A mother's pain - Daughter not around to bask in GSAT success
Angelo Laurence. Gleaner Writer
MANDEVILLE, Manchester:
STACEY-ANNE STEWART-Swaby, mother of Brittney Anderson, who died in April, is still trying to come to grips with the fact that her daughter will not be around to don her Bishop Gibson High School uniform come September.
Brittney, a former student of Emmanuel Kinder Preparatory School, was diagnosed with an inoperable brain tumor on April 14, only days after celebrating her eleventh birthday and two weeks after sitting her Grade Six Achieve-ment Test (GSAT).

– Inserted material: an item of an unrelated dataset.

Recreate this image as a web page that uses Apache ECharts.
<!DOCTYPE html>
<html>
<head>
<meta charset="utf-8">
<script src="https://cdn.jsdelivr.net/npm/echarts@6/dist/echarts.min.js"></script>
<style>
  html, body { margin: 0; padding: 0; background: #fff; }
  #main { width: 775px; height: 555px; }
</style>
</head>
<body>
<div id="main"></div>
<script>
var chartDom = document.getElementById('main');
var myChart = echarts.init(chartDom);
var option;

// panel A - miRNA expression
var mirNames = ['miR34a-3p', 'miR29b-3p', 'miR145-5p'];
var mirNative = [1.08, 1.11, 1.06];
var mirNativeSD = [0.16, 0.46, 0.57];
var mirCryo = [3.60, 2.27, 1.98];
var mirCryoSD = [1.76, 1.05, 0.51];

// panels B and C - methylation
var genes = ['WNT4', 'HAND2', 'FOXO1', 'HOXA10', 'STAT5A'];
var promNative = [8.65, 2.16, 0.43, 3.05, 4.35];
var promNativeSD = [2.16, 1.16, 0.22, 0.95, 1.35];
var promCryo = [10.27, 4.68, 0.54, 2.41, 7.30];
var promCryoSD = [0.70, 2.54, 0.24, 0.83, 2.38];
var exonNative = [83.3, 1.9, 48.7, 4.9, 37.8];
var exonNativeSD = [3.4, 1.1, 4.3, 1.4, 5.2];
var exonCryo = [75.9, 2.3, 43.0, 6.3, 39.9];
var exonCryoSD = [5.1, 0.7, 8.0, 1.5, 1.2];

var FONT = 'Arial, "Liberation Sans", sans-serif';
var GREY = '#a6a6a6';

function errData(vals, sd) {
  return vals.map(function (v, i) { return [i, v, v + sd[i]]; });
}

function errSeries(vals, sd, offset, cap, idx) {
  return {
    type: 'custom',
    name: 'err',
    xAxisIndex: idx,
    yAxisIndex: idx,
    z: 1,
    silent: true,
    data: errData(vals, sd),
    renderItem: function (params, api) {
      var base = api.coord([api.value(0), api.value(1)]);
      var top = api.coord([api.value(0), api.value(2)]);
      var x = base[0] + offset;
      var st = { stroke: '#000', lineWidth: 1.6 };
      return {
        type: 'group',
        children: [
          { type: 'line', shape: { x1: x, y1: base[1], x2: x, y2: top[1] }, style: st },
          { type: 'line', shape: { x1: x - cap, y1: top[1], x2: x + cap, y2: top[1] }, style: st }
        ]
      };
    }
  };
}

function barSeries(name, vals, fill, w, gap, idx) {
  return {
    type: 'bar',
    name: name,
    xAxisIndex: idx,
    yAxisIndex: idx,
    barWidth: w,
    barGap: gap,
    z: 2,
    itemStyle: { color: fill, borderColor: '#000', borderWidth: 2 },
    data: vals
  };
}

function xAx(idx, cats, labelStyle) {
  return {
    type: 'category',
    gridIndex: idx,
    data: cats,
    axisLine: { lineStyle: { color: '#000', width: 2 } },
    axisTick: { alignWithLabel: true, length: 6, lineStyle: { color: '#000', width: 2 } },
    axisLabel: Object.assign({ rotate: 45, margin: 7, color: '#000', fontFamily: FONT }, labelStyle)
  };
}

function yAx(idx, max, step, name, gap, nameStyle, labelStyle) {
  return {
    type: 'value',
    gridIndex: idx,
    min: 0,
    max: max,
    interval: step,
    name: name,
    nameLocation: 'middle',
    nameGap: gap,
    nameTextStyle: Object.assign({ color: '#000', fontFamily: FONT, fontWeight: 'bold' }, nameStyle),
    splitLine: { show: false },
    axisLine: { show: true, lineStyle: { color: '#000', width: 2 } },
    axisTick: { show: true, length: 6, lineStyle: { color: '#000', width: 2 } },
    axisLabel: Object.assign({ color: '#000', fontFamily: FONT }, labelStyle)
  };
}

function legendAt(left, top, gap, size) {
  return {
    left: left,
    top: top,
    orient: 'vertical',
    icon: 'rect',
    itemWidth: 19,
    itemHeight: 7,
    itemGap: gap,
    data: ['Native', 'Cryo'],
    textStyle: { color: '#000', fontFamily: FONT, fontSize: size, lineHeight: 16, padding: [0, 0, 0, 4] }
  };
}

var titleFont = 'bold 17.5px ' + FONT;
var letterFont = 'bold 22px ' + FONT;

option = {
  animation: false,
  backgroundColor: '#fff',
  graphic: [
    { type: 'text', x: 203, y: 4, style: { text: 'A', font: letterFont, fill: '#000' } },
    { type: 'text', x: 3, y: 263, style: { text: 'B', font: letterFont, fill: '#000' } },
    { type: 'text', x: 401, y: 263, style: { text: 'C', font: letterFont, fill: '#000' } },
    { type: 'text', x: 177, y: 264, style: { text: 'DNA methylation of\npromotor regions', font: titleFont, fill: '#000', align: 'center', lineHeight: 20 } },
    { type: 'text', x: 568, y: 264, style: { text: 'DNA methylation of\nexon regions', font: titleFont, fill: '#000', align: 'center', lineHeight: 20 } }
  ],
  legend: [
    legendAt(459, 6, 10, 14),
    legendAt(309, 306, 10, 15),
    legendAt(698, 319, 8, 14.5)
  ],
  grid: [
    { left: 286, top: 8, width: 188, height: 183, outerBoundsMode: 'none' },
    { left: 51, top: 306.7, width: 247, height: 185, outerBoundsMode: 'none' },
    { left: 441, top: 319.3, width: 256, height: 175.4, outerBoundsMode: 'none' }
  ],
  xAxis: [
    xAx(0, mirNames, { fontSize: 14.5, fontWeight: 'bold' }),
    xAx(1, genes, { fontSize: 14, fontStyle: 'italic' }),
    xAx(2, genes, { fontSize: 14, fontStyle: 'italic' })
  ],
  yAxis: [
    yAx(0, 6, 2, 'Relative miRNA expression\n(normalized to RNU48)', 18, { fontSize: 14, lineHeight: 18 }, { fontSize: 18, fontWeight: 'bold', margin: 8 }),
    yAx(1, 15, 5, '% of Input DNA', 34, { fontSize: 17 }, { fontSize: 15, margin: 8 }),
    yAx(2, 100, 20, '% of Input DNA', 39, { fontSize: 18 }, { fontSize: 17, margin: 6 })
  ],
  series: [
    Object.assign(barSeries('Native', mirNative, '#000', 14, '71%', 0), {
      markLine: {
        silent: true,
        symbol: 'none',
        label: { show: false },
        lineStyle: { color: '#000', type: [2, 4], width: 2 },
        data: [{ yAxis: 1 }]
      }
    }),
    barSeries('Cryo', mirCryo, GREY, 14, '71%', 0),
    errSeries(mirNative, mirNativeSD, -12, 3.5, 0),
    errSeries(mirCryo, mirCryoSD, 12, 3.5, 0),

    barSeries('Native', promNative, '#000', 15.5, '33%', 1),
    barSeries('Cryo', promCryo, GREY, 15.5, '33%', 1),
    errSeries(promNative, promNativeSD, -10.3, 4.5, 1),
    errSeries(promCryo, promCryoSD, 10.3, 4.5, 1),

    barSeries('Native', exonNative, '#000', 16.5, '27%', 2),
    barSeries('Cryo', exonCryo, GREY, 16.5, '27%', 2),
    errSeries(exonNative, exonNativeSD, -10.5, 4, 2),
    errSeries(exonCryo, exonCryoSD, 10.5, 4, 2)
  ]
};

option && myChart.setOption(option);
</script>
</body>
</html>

Despite feeling ill, she remained focused on attending the school of her choice, Bishop Gibson High. When the GSAT results were announced, as predicted by Brittney, she was placed at the school.
A promising, bright, loving, polite and caring child is how Stewart-Swaby described Brittney when she spoke with The Gleaner from her desk at the National Land Agency in Mandeville, where she is the manager.
Showing a picture of a smiling Brittney in her blue school uniform, Stewart-Swaby fought to maintain her composure as she chronicled the path that led up to Brittney's death.
Wiping her face, she said: "I was devastated when they told me the tumor was inoperable." Calling on her faith in God, Stewart-Swaby said she still had hope that life for her daughter would not be short-lived and that proposed radiation treatment would reduce the tumor to a manageable level.
multiple misdiagnoses
However, that was not to be, as the date for the first radiation treatment at the Cornwall Regional Hospital, in St James, was months away, and the $1.5 million needed to have it done at a private institution was not readily available.
Managing a smile as she thumbed through a stack of pictures and awards of Brittney's, the grieving mother paused for a moment before proclaiming, "I am still questioning God, why?"
Dismissing her signature smile, a serious Stewart-Swaby, with what could be interpreted as a tinge of anguish, lamented the weeks of misdiagnosis of her daughter's illness by a number of doctors.
What seemed to have irritated her most was when, at one point, she was told by a medical professional that her daughter was "faking" her illness. While not blaming anyone for her daughter's death on April 20, she is, however, less than satisfied with the efforts made in getting to the root of the problems about which Brittney complained.
In a garden of flowers "she would be a rose", said Stewart-Swaby proudly of her daughter, adding that if it were not for her faith in God, family and husband, she "could not cope and would not want to live".
She told The Gleaner that she has a son who was born in March of this year, and there is peace in her heart that Brittney is happy in the arms of God.